== MATERIAL PROVIDED ==
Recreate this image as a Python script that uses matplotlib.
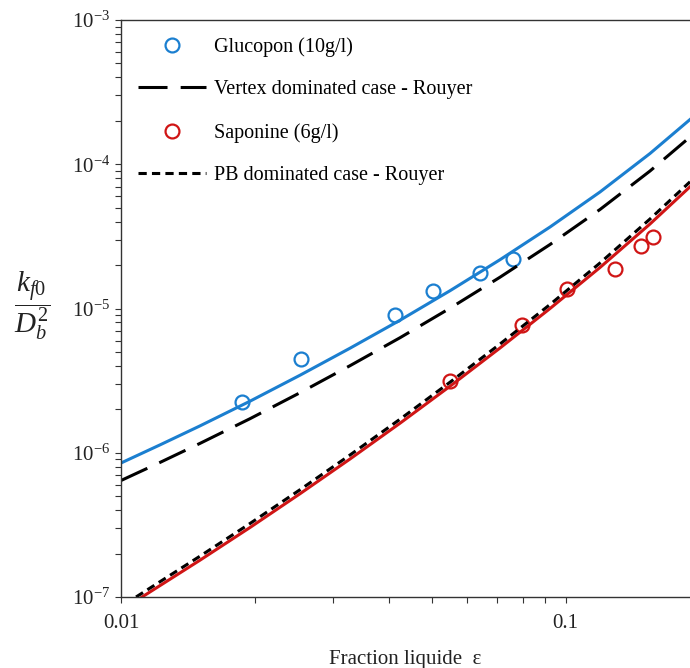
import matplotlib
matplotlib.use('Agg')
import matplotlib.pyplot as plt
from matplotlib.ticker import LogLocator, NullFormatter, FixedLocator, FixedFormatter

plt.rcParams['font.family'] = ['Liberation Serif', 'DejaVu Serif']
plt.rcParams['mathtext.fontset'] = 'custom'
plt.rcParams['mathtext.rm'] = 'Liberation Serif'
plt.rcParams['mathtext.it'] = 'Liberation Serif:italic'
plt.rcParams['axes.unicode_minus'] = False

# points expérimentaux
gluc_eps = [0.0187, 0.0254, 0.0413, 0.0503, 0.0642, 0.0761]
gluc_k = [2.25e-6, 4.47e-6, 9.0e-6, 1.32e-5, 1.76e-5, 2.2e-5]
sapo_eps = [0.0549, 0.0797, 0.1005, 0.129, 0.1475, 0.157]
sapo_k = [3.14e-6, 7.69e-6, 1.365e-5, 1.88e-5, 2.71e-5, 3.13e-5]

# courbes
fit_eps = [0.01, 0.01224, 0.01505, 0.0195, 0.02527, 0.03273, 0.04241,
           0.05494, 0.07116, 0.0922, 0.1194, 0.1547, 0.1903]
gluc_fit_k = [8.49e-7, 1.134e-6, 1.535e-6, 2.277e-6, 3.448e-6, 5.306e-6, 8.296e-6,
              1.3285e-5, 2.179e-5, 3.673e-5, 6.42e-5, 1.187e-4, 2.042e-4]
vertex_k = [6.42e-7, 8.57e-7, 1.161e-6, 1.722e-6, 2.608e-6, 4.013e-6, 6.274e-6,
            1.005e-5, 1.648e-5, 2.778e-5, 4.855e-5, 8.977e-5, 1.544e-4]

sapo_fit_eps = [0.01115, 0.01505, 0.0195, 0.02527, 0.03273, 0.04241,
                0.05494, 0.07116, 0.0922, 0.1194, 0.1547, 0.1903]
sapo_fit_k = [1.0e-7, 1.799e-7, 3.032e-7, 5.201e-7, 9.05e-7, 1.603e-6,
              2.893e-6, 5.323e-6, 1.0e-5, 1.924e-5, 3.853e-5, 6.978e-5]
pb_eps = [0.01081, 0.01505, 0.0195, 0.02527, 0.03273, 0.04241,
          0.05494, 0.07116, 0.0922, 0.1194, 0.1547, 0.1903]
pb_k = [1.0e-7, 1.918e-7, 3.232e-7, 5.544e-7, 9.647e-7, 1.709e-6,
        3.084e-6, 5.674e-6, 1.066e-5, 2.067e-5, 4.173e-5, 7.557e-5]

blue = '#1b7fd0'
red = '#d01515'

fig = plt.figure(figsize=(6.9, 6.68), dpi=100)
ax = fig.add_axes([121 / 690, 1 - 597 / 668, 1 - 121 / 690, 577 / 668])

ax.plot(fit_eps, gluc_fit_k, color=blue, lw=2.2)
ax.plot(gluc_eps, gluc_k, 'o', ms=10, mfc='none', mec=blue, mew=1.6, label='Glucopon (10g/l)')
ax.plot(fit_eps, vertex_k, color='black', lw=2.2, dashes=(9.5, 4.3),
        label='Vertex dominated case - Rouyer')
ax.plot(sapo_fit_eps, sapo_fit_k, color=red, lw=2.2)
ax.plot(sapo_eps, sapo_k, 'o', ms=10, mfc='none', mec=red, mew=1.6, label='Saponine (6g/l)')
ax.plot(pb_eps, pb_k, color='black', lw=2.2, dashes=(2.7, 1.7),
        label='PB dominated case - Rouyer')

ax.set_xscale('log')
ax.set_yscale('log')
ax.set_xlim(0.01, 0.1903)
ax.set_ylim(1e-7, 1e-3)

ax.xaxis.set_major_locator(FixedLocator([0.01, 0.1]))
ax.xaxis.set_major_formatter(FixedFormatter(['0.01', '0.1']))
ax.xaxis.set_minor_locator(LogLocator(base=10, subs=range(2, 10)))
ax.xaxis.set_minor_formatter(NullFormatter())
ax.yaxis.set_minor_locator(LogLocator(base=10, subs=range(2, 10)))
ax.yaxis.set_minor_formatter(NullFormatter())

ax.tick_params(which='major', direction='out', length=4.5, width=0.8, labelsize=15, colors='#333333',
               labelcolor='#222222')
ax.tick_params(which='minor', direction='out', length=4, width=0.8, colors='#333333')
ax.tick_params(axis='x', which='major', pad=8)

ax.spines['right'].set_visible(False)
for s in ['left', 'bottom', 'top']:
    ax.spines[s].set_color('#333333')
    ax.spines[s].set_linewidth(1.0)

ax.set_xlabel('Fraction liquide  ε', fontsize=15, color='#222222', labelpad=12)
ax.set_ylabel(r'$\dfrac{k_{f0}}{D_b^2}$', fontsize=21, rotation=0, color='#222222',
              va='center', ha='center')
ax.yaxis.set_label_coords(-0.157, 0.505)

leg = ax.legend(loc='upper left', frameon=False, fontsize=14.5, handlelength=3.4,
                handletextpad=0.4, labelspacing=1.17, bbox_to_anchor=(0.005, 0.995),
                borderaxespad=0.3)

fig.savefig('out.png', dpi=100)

...

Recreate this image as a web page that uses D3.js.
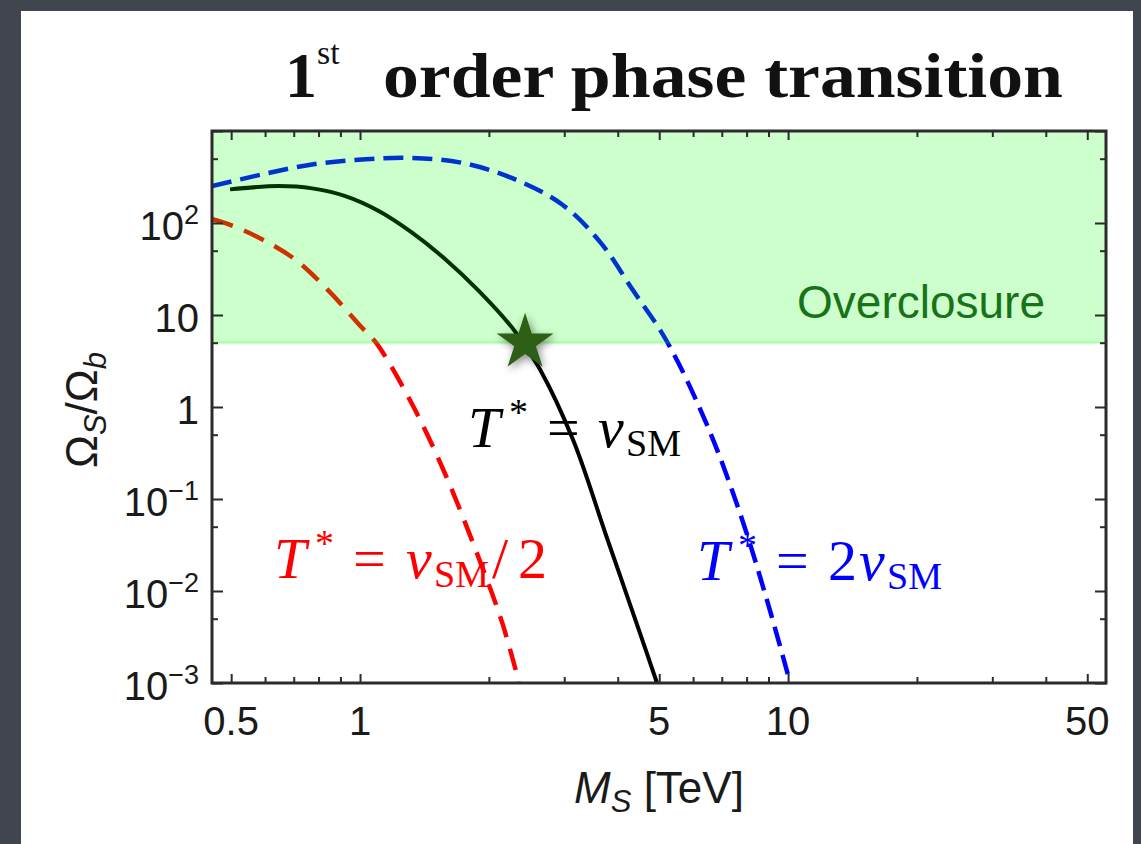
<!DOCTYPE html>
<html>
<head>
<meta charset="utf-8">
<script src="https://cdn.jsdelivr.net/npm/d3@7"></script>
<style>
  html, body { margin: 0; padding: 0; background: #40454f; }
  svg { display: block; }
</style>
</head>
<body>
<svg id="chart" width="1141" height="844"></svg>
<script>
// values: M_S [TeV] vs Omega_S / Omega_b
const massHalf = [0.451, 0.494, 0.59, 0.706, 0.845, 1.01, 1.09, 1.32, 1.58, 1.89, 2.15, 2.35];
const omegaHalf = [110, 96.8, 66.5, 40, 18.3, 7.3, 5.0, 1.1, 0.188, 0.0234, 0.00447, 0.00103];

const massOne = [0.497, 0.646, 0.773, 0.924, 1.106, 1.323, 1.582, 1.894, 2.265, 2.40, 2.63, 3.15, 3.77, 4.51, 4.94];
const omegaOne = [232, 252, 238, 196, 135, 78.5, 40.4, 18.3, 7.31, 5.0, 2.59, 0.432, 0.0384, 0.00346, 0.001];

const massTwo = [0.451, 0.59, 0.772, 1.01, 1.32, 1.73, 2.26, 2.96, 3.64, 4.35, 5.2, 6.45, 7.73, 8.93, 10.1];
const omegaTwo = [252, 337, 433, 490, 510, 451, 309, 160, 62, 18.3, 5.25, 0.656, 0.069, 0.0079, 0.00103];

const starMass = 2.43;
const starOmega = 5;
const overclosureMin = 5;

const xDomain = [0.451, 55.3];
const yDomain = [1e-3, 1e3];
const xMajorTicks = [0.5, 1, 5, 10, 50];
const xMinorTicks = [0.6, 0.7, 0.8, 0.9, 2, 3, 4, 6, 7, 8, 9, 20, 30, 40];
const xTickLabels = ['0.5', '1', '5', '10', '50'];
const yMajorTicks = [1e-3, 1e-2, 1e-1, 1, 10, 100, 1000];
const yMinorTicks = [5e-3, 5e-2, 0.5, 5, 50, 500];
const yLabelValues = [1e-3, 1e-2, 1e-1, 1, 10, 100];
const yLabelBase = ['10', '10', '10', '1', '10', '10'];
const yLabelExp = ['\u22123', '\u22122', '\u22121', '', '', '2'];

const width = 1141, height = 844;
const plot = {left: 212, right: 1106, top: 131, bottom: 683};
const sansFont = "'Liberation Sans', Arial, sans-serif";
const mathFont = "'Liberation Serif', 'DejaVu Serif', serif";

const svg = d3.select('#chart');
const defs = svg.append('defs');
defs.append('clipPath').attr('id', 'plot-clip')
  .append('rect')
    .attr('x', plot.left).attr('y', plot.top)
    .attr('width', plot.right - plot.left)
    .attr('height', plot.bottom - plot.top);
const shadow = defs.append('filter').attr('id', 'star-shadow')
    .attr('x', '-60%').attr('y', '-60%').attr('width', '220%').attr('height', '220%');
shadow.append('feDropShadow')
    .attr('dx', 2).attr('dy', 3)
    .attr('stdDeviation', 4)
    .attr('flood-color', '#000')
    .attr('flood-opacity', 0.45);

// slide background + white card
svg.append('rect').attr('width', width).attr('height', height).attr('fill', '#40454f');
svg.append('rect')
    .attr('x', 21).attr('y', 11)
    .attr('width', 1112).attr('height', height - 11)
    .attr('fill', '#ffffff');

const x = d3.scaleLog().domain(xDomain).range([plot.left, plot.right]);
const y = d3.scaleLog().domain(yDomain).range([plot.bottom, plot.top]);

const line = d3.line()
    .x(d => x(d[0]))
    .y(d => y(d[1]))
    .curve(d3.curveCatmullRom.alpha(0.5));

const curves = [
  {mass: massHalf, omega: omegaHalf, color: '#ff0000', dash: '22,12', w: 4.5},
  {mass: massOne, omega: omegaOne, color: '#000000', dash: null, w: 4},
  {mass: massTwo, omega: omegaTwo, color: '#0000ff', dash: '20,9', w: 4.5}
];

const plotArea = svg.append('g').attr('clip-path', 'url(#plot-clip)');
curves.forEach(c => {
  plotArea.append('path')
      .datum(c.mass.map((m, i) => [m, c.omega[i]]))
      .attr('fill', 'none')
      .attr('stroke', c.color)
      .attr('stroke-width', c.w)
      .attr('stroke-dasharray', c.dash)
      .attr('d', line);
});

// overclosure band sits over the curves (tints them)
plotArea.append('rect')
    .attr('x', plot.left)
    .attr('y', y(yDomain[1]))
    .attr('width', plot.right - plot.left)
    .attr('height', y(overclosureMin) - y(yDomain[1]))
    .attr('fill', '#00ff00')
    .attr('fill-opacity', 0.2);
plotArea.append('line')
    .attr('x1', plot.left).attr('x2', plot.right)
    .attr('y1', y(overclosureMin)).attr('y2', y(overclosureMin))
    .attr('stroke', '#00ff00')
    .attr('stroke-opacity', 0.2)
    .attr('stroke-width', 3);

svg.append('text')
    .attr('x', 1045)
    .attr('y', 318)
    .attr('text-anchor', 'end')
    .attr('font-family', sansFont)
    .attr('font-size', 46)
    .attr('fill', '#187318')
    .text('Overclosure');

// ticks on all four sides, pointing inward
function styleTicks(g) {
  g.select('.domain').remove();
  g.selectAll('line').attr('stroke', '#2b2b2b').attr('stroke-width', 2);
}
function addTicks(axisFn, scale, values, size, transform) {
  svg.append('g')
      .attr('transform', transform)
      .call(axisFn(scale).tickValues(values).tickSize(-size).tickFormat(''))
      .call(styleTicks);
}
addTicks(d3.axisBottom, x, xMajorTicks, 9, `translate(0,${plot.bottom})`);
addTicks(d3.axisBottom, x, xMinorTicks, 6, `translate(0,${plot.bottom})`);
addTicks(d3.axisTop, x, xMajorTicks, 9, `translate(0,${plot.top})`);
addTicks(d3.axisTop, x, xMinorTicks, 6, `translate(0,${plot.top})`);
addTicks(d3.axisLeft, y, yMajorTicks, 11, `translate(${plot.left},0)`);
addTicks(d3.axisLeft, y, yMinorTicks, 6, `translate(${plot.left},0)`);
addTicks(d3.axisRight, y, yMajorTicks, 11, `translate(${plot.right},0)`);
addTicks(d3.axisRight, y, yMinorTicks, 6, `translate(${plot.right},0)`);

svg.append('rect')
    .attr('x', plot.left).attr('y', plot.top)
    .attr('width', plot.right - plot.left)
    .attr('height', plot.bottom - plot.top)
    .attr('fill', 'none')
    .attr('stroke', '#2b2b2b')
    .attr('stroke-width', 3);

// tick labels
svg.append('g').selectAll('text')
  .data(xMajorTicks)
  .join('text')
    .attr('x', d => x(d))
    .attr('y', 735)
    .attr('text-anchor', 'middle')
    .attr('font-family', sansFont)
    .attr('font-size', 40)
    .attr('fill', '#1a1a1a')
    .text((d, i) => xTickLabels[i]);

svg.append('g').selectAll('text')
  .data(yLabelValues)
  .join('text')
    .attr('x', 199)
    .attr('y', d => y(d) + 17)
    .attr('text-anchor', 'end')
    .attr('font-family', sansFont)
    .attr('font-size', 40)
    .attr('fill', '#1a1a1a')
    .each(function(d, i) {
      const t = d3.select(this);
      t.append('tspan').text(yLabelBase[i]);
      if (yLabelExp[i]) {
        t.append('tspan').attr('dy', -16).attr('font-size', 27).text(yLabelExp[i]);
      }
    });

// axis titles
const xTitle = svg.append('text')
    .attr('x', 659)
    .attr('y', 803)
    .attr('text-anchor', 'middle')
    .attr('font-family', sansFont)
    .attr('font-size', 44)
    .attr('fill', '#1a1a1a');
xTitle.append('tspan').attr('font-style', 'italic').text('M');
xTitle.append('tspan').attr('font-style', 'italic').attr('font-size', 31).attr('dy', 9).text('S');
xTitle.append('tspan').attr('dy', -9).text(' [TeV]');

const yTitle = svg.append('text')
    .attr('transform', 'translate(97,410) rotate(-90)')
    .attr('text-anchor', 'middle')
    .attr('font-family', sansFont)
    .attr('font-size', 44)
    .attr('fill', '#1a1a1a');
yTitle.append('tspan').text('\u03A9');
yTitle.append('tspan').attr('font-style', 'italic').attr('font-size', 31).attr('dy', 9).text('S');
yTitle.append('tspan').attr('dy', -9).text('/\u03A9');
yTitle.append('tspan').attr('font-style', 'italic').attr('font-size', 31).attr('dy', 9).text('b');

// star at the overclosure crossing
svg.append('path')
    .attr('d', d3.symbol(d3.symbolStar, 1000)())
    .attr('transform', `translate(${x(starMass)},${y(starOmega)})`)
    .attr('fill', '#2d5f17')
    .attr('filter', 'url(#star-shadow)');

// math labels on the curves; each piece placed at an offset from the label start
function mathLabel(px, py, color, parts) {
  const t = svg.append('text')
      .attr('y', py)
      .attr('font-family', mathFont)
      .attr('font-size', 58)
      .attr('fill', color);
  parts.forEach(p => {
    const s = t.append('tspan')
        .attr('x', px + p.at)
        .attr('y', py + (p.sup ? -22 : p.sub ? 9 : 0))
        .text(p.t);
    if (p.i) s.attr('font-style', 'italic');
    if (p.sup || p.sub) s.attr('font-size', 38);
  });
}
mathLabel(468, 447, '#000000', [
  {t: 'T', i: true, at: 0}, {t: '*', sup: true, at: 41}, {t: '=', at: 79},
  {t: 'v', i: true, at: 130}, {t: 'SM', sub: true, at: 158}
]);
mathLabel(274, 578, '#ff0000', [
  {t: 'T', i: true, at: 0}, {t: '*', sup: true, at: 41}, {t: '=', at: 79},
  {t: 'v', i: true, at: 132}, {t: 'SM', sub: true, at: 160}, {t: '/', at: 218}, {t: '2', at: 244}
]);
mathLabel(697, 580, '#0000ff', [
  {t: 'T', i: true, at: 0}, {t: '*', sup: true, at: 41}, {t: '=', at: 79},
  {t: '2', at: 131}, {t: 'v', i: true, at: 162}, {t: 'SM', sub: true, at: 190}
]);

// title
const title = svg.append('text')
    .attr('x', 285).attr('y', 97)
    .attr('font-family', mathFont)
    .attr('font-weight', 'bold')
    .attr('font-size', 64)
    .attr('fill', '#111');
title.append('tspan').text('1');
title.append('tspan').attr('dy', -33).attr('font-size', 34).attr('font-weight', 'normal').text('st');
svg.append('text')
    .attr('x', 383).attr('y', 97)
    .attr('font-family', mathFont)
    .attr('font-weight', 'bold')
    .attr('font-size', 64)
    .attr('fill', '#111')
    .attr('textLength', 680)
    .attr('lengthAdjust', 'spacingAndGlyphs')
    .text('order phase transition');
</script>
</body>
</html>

* * *

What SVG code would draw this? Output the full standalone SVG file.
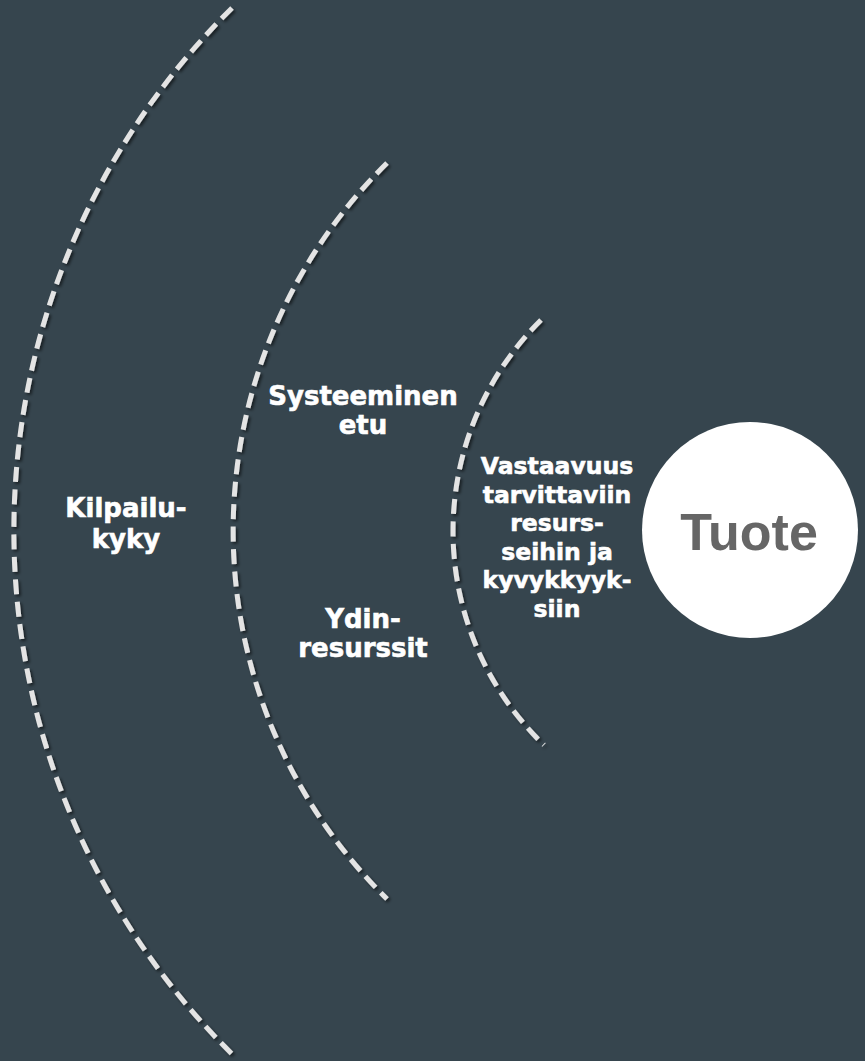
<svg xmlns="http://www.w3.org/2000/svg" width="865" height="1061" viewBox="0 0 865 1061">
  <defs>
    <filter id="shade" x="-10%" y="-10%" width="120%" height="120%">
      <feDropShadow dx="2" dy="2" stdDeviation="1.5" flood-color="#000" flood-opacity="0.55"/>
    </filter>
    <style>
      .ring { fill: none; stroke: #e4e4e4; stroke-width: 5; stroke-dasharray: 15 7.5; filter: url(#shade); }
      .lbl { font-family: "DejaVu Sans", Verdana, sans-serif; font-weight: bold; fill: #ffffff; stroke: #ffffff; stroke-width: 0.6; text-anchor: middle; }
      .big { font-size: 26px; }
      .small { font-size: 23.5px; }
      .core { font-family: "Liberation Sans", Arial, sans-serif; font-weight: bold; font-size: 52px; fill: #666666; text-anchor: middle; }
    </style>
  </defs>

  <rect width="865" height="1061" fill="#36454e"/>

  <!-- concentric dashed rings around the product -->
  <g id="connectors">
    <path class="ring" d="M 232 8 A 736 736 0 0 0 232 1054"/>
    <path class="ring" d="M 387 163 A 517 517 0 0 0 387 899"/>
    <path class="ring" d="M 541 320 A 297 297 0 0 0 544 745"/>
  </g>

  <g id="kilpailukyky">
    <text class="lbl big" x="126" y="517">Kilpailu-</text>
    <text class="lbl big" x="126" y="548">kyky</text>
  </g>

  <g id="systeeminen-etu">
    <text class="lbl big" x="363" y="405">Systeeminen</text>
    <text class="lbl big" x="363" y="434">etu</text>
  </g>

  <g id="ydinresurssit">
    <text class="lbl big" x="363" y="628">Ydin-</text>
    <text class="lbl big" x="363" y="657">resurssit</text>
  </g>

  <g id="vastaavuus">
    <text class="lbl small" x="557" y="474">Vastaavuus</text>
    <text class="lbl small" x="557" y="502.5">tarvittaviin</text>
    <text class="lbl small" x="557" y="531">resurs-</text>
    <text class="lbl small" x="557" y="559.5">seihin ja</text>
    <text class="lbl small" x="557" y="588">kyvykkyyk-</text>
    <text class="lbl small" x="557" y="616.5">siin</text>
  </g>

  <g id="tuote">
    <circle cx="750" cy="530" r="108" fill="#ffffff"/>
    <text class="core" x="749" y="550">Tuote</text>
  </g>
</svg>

== TASK GOAL ==
Gather all lines with the string "image" from the data.

== PROBLEM SOLUTION ==
Recreate this image as a Python script that uses matplotlib.
Recreate this image as a web page that uses D3.js.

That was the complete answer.